Peut-être que ça sera ma première et dernière année en pro mais si à la fin de la saison, j’ai encore envie de jouer au foot, je le ferai, même si ce n’est pas en Ligue 2.

Pareil pour cette saison, finalement. Tu t’es fait une petite idée de ce que tu aimerais découvrir en Ligue 2 ?C’est vrai que quand tu vois le stade Bollaert ou d’autres, ça fait envie… Mais le plus important pour moi sera de voir si j’ai le niveau de la Ligue 2. Je vais tout faire à l’entraînement pour pouvoir enchaîner les matches et on verra.
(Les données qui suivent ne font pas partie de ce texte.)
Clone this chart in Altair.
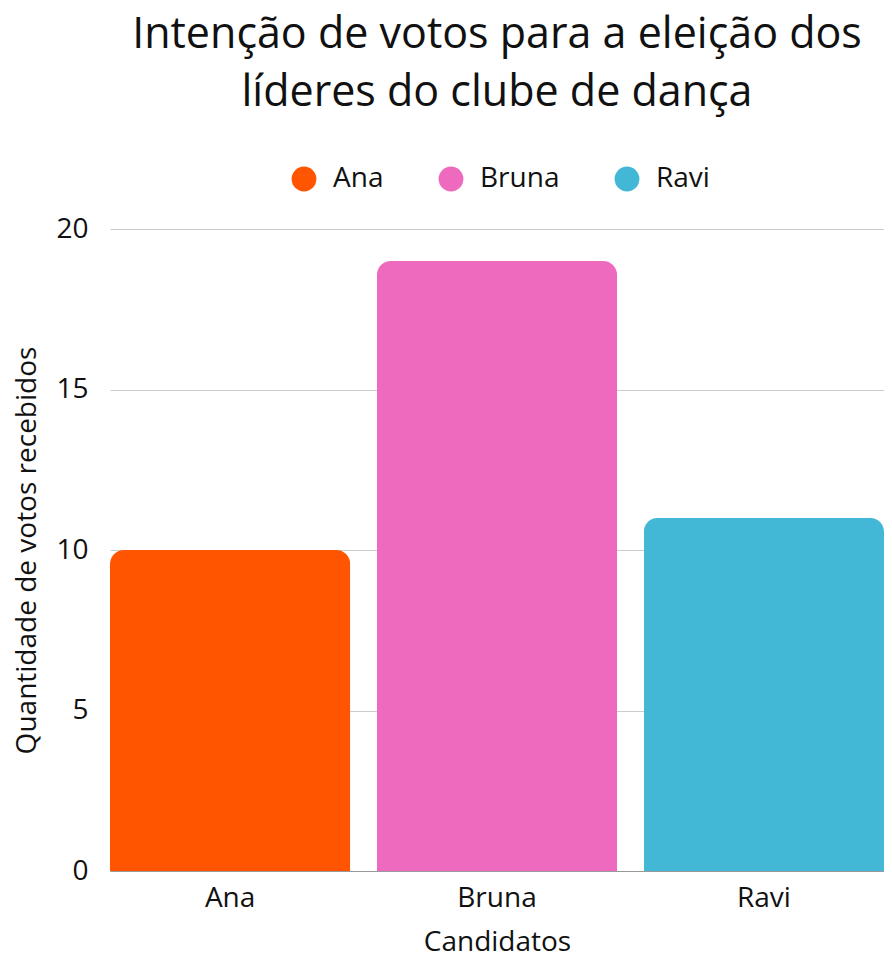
import altair as alt
import pandas as pd

candidatos = ["Ana", "Bruna", "Ravi"]
votos = [10, 19, 11]
cores = ["#FF5500", "#EE6ABF", "#42B7D6"]

df = pd.DataFrame({"Candidatos": candidatos, "Votos": votos})

FONT = "Open Sans"

chart = alt.Chart(df).mark_bar(
    cornerRadiusTopLeft=14, cornerRadiusTopRight=14
).encode(
    x=alt.X("Candidatos:N", sort=candidatos,
            scale=alt.Scale(paddingInner=0.1, paddingOuter=0),
            axis=alt.Axis(title="Candidatos", labelAngle=0, ticks=False,
                          domain=True, domainColor="#999999", domainWidth=1,
                          labelFontSize=28, titleFontSize=28, labelPadding=13,
                          titlePadding=16, labelColor="#111111", titleColor="#111111",
                          titleFontWeight="normal", labelFont=FONT, titleFont=FONT)),
    y=alt.Y("Votos:Q", scale=alt.Scale(domain=[0, 20]),
            axis=alt.Axis(title="Quantidade de votos recebidos", values=[0, 5, 10, 15, 20],
                          ticks=False, domain=False, grid=True, gridColor="#cccccc",
                          labelFontSize=28, titleFontSize=28, labelPadding=22,
                          titlePadding=14, labelColor="#111111", titleColor="#111111",
                          titleFontWeight="normal", labelFont=FONT, titleFont=FONT)),
    color=alt.Color("Candidatos:N", sort=candidatos,
                    scale=alt.Scale(domain=candidatos, range=cores),
                    legend=alt.Legend(orient="none", legendX=180, legendY=-64,
                                      direction="horizontal", title=None, symbolType="circle",
                                      symbolSize=616, symbolStrokeWidth=0, labelFontSize=28,
                                      labelFont=FONT, labelColor="#111111",
                                      columnPadding=53, labelOffset=15)),
).properties(
    width=774,
    height=642,
    title=alt.TitleParams(
        text=["Intenção de votos para a eleição dos", "líderes do clube de dança"],
        fontSize=43, font=FONT, fontWeight="normal", color="#111111",
        lineHeight=58, anchor="middle", offset=50,
    ),
    autosize=alt.AutoSizeParams(type="none"),
    padding={"left": 102, "top": 221, "right": 0, "bottom": 90},
).configure_view(stroke=None)

chart.save("out.html", embed_options={"renderer": "svg", "actions": False})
Tu sais déjà ce que tu vas faire du maillot de ton premier match ?Je l’offrirai à mon père, comme le maillot de mon premier match de National. Mes parents ont été hyper importants dans ma carrière, ils faisaient trois fois 90 kilomètres par semaine pour m’emmener à Grenoble quand j’avais onze ans… Sans eux, peut-être que j’aurais arrêté le foot. Cette réussite tardive, je la dois aussi à mes parents. Vendredi soir, ils seront au stade.